É uma mulher que também entende de obras, e faz questão de mostrar cada detalhe de sua casa ao TAB. "Fiz a ponte, minha filha fez a piscina e minha ex-mulher fez o hall de entrada", diz a advogada, indicando as instalações construídas por ela em um condomínio de luxo em Barueri, na Grande São Paulo. Márcia é vizinha da empresária Luiza Trajano e do apresentador José Luiz Datena.

Na sala, com duas enormes janelas de vidro que dão vista para um bosque, Márcia também escolheu os granitos colocados na escada que leva a um primeiro andar. "Fui com um amigo comprar essa pedra no Espírito Santo. Montei uma marmoraria aqui dentro para preparar tudo. Escolhi essas da escada, aquelas da lareira e as do banheiro", conta. "Essas pedras da escada eu vi, depois, no banheiro de um mafioso em um filme", brinca.

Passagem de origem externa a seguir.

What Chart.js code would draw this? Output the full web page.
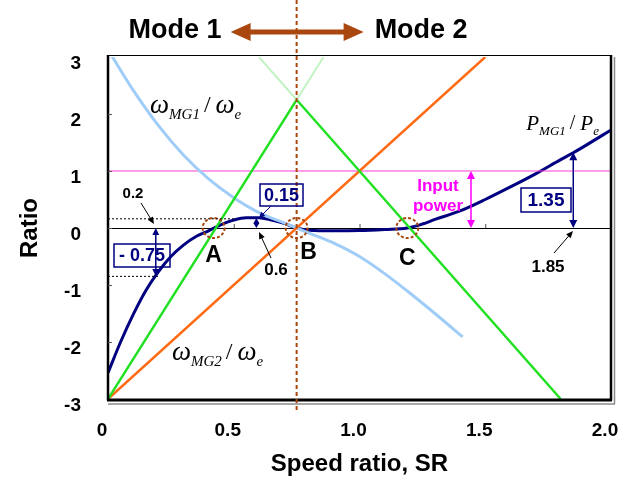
<!DOCTYPE html>
<html>
<head>
<meta charset="utf-8">
<script src="https://cdn.jsdelivr.net/npm/chart.js@4.4.1/dist/chart.umd.min.js"></script>
<style>
  html, body { margin: 0; padding: 0; background: #fff; }
  canvas { display: block; }
</style>
</head>
<body>
<canvas id="chart" width="624" height="491"></canvas>
<script>
// values
const xTicks = [0, 0.5, 1.0, 1.5, 2.0];
const yTicks = [-3, -2, -1, 0, 1, 2, 3];

const greenSR = [0, 0.75, 1.8];
const greenRatio = [-3, 2.25, -3];
const ghostSR = [0.6, 0.75, 0.857];
const ghostRatio = [3, 2.25, 3];

const mg2SR = [0, 1.5];
const mg2Ratio = [-3, 3];

const mg1SR = [0.015, 0.1, 0.2, 0.3, 0.4, 0.5, 0.6, 0.7, 0.75, 0.8, 0.9, 1.0, 1.1, 1.2, 1.3, 1.41];
const mg1Ratio = [3.02, 2.42, 1.8, 1.28, 0.86, 0.53, 0.27, 0.09, 0.0, -0.09, -0.27, -0.5, -0.8, -1.14, -1.5, -1.91];

const powerSR = [0, 0.05, 0.1, 0.15, 0.2, 0.25, 0.3, 0.35, 0.4, 0.45, 0.5, 0.55, 0.6, 0.65, 0.7, 0.75, 0.8, 0.9, 1.0, 1.1, 1.19, 1.25, 1.3, 1.4, 1.5, 1.6, 1.7, 1.8, 1.85, 1.9, 2.0];
const powerRatio = [-2.54, -2.0, -1.52, -1.1, -0.77, -0.5, -0.3, -0.15, -0.05, 0.06, 0.14, 0.18, 0.18, 0.14, 0.08, 0, -0.04, -0.05, -0.045, -0.025, 0, 0.07, 0.15, 0.3, 0.5, 0.72, 0.95, 1.2, 1.32, 1.45, 1.72];

const inputSR = [0, 2];
const inputRatio = [1, 1];

const modeSR = 0.75;
const nodeSR = [0.42, 0.75, 1.19];
const nodeNames = ["A", "B", "C"];

const SANS = "'Liberation Sans', Arial, sans-serif";
const SERIF = "'Liberation Serif', 'Times New Roman', serif";
const NAVY = "#000080";
const BROWN = "#a9470f";

function pts(xs, ys) {
  return xs.map((x, i) => ({ x, y: ys[i] }));
}

function line(label, xs, ys, color, width, extra) {
  return Object.assign({
    label,
    data: pts(xs, ys),
    borderColor: color,
    borderWidth: width,
    pointRadius: 0,
    fill: false
  }, extra || {});
}

function head(ctx, x1, y1, x2, y2, len, half) {
  const a = Math.atan2(y2 - y1, x2 - x1);
  const c = Math.cos(a), s = Math.sin(a);
  ctx.beginPath();
  ctx.moveTo(x2, y2);
  ctx.lineTo(x2 - len * c + half * s, y2 - len * s - half * c);
  ctx.lineTo(x2 - len * c - half * s, y2 - len * s + half * c);
  ctx.closePath();
  ctx.fill();
}

function arrow(ctx, x1, y1, x2, y2, color, width, len, half, both) {
  const a = Math.atan2(y2 - y1, x2 - x1);
  const c = Math.cos(a), s = Math.sin(a);
  const cut = len * 0.6;
  ctx.save();
  ctx.strokeStyle = color;
  ctx.fillStyle = color;
  ctx.lineWidth = width;
  ctx.beginPath();
  ctx.moveTo(both ? x1 + cut * c : x1, both ? y1 + cut * s : y1);
  ctx.lineTo(x2 - cut * c, y2 - cut * s);
  ctx.stroke();
  head(ctx, x1, y1, x2, y2, len, half);
  if (both) head(ctx, x2, y2, x1, y1, len, half);
  ctx.restore();
}

function label(ctx, str, x, y, font, color, align) {
  ctx.save();
  ctx.font = font;
  ctx.fillStyle = color;
  ctx.textAlign = align || "center";
  ctx.textBaseline = "middle";
  ctx.fillText(str, x, y);
  ctx.restore();
}

function box(ctx, str, x, y, w, h, font) {
  ctx.save();
  ctx.strokeStyle = NAVY;
  ctx.lineWidth = 1.5;
  ctx.strokeRect(x, y, w, h);
  ctx.restore();
  label(ctx, str, x + w / 2, y + h / 2 + 1, font, NAVY);
}

// main letter + subscript, one after another
function subText(ctx, x, y, parts) {
  ctx.save();
  ctx.fillStyle = "#000";
  ctx.textAlign = "left";
  ctx.textBaseline = "alphabetic";
  let cx = x;
  parts.forEach(([s, font, dy, gap]) => {
    ctx.font = font;
    ctx.fillText(s, cx, y + dy);
    cx += ctx.measureText(s).width + (gap || 0);
  });
  ctx.restore();
}

const annotations = {
  id: "annotations",
  afterDatasetsDraw(chart) {
    const { ctx, chartArea: ca } = chart;
    const xs = chart.scales.x, ys = chart.scales.y;
    const px = (v) => xs.getPixelForValue(v);
    const py = (v) => ys.getPixelForValue(v);

    // frame
    ctx.save();
    ctx.strokeStyle = "#000";
    ctx.lineWidth = 1;
    ctx.beginPath();
    ctx.moveTo(ca.left, ca.top - 1.5); ctx.lineTo(ca.right, ca.top - 1.5);
    ctx.stroke();
    ctx.lineWidth = 2.5;
    ctx.beginPath();
    ctx.moveTo(ca.left, ca.top - 2); ctx.lineTo(ca.left, ca.bottom + 1.5);
    ctx.moveTo(ca.right, ca.top - 2); ctx.lineTo(ca.right, ca.bottom + 1.5);
    ctx.stroke();
    ctx.lineWidth = 3;
    ctx.beginPath();
    ctx.moveTo(ca.left - 1, ca.bottom + 1); ctx.lineTo(ca.right + 1, ca.bottom + 1);
    ctx.stroke();
    ctx.strokeStyle = "#8a8a8a";
    ctx.lineWidth = 1.5;
    ctx.beginPath();
    ctx.moveTo(ca.left, ca.bottom + 5); ctx.lineTo(ca.right + 4, ca.bottom + 5);
    ctx.moveTo(ca.right + 3.5, ca.top); ctx.lineTo(ca.right + 3.5, ca.bottom + 5);
    ctx.stroke();

    // small ticks on zero line and inside left border
    ctx.strokeStyle = "#555";
    ctx.lineWidth = 1;
    ctx.beginPath();
    xTicks.slice(1, -1).forEach((v) => {
      ctx.moveTo(px(v) + 0.5, py(0)); ctx.lineTo(px(v) + 0.5, py(0) - 4);
    });
    yTicks.slice(1, -1).forEach((v) => {
      ctx.moveTo(ca.left, py(v) + 0.5); ctx.lineTo(ca.left + 4, py(v) + 0.5);
    });
    ctx.stroke();
    ctx.restore();

    // mode boundary
    const mx = px(modeSR);
    ctx.save();
    ctx.strokeStyle = BROWN;
    ctx.lineWidth = 2;
    ctx.setLineDash([4, 3]);
    ctx.beginPath();
    ctx.moveTo(mx, 0); ctx.lineTo(mx, ca.bottom + 12);
    ctx.stroke();
    ctx.restore();
    arrow(ctx, mx - 66, 32, mx + 67, 32, BROWN, 5, 20, 9, true);
    label(ctx, "Mode 1", mx - 75, 31, "bold 27px " + SANS, "#000", "right");
    label(ctx, "Mode 2", mx + 78, 31, "bold 27px " + SANS, "#000", "left");

    // node circles and letters
    ctx.save();
    ctx.strokeStyle = BROWN;
    ctx.lineWidth = 2;
    ctx.setLineDash([3, 2]);
    nodeSR.forEach((v) => {
      ctx.beginPath();
      ctx.ellipse(px(v), py(0), 11, 10, 0, 0, Math.PI * 2);
      ctx.stroke();
    });
    ctx.restore();
    const letterDx = [0, 12, 0];
    const letterDy = [28, 25, 31];
    nodeSR.forEach((v, i) => {
      label(ctx, nodeNames[i], px(v) + letterDx[i], py(0) + letterDy[i], "bold 23px " + SANS, "#000");
    });

    // curve names
    const big = "italic 27px " + SERIF, small = "italic 15px " + SERIF, slash = "24px " + SERIF;
    subText(ctx, px(0.167), py(2.02), [["\u03c9", big, 0], ["MG1", small, 6, 4], ["/", slash, -1, 5], ["\u03c9", big, 0], ["e", small, 6]]);
    subText(ctx, px(0.254), py(-2.32), [["\u03c9", big, 0], ["MG2", small, 6, 4], ["/", slash, -1, 5], ["\u03c9", big, 0], ["e", small, 6]]);
    subText(ctx, px(1.663), py(1.72), [["P", "italic 21px " + SERIF, 0], ["MG1", "italic 13px " + SERIF, 5, 4], ["/", "20px " + SERIF, -1, 5], ["P", "italic 21px " + SERIF, 0], ["e", "italic 13px " + SERIF, 5]]);

    // -0.75 at SR 0.2
    ctx.save();
    ctx.strokeStyle = "#000";
    ctx.lineWidth = 1;
    ctx.setLineDash([2, 2]);
    ctx.beginPath();
    ctx.moveTo(ca.left, py(0.17) + 0.5); ctx.lineTo(px(0.5), py(0.17) + 0.5);
    ctx.moveTo(ca.left, py(-0.84) + 0.5); ctx.lineTo(px(0.2), py(-0.84) + 0.5);
    ctx.stroke();
    ctx.restore();
    arrow(ctx, px(0.19), py(0), px(0.19), py(-0.84), NAVY, 1.5, 7, 3.5, true);
    box(ctx, "- 0.75", 114, 244, 56, 23, "bold 18px " + SANS);
    label(ctx, "0.2", 133, 194, "bold 15px " + SANS, "#000");
    arrow(ctx, 141, 203, 154, 224, "#000", 1, 7, 3);

    // 0.15 peak at SR 0.6
    arrow(ctx, px(0.59), py(0), px(0.59), py(0.17), NAVY, 1.5, 5, 3, true);
    box(ctx, "0.15", 260, 184, 43, 22, "bold 18px " + SANS);
    arrow(ctx, 271, 206, 259, 218, NAVY, 1, 6, 3);
    label(ctx, "0.6", 276, 270, "bold 17px " + SANS, "#000");
    arrow(ctx, 271, 258, 259, 232, "#000", 1, 7, 3);

    // input power
    arrow(ctx, 471, py(1), 471, py(0), "#ff00ff", 1.5, 8, 4, true);
    label(ctx, "Input", 438, 186, "bold 17px " + SANS, "#ff00ff");
    label(ctx, "power", 438, 206, "bold 17px " + SANS, "#ff00ff");

    // 1.35 at SR 1.85
    arrow(ctx, px(1.85), py(0), px(1.85), py(1.33), NAVY, 1.5, 8, 4, true);
    box(ctx, "1.35", 521, 188, 50, 24, "bold 19px " + SANS);
    label(ctx, "1.85", 548, 267, "bold 17px " + SANS, "#000");
    arrow(ctx, 554, 253, 573, 231, "#000", 1, 7, 3);
  }
};

new Chart(document.getElementById("chart"), {
  type: "line",
  data: {
    datasets: [
      line("ghost", ghostSR, ghostRatio, "#c2f3c2", 2),
      line("green", greenSR, greenRatio, "#22e022", 2.5),
      line("wMG2", mg2SR, mg2Ratio, "#ff6a13", 2.5),
      line("wMG1", mg1SR, mg1Ratio, "#9fcdf8", 3, { cubicInterpolationMode: "monotone" }),
      line("input", inputSR, inputRatio, "#ff3fd8", 1.2),
      line("PMG1", powerSR, powerRatio, NAVY, 3, { cubicInterpolationMode: "monotone" })
    ]
  },
  options: {
    responsive: false,
    animation: false,
    devicePixelRatio: 1,
    layout: { padding: { top: 57, right: 13, left: 0, bottom: 0 } },
    plugins: {
      legend: { display: false },
      tooltip: { enabled: false }
    },
    scales: {
      x: {
        type: "linear",
        min: 0,
        max: 2,
        afterFit: (s) => { s.height = 92; s.paddingLeft = 0; s.paddingRight = 0; },
        afterBuildTicks: (s) => { s.ticks = xTicks.map((v) => ({ value: v })); },
        grid: { display: false, drawTicks: false },
        border: { display: false },
        ticks: {
          padding: 20,
          labelOffset: -6,
          color: "#000",
          font: { family: SANS, weight: "bold", size: 19 },
          callback: (v) => (v === 0 ? "0" : v.toFixed(1))
        },
        title: {
          display: true,
          text: "Speed ratio, SR",
          color: "#000",
          padding: { top: 0, bottom: 12 },
          font: { family: SANS, weight: "bold", size: 24 }
        }
      },
      y: {
        min: -3,
        max: 3,
        afterFit: (s) => { s.width = 108; s.paddingTop = 0; s.paddingBottom = 0; },
        afterBuildTicks: (s) => { s.ticks = yTicks.map((v) => ({ value: v })); },
        grid: {
          drawTicks: false,
          color: (c) => (c.tick && c.tick.value === 0 ? "#000" : "rgba(0,0,0,0)"),
          lineWidth: 1
        },
        border: { display: false },
        ticks: {
          padding: 27,
          labelOffset: 7,
          color: "#000",
          font: { family: SANS, weight: "bold", size: 19 }
        },
        title: {
          display: true,
          text: "Ratio",
          color: "#000",
          padding: { top: 16, bottom: 0 },
          font: { family: SANS, weight: "bold", size: 24 }
        }
      }
    }
  },
  plugins: [annotations]
});
</script>
</body>
</html>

"Essa casa é coisa de travesti", soltou Márcia, segurando os longos cabelos pretos, na varanda, enquanto posava para foto. "Coisa de travesti é uma frase que eu sempre uso nas minhas redes sociais. Eu gosto de mostrar que tudo é coisa de travesti. A gente tem o direito de ter o que a gente quiser, de estar onde a gente quiser."

A posse da nova gestão da OAB será em 1º de janeiro. É o dia em que Márcia colocará, mais uma vez, seu nome na história.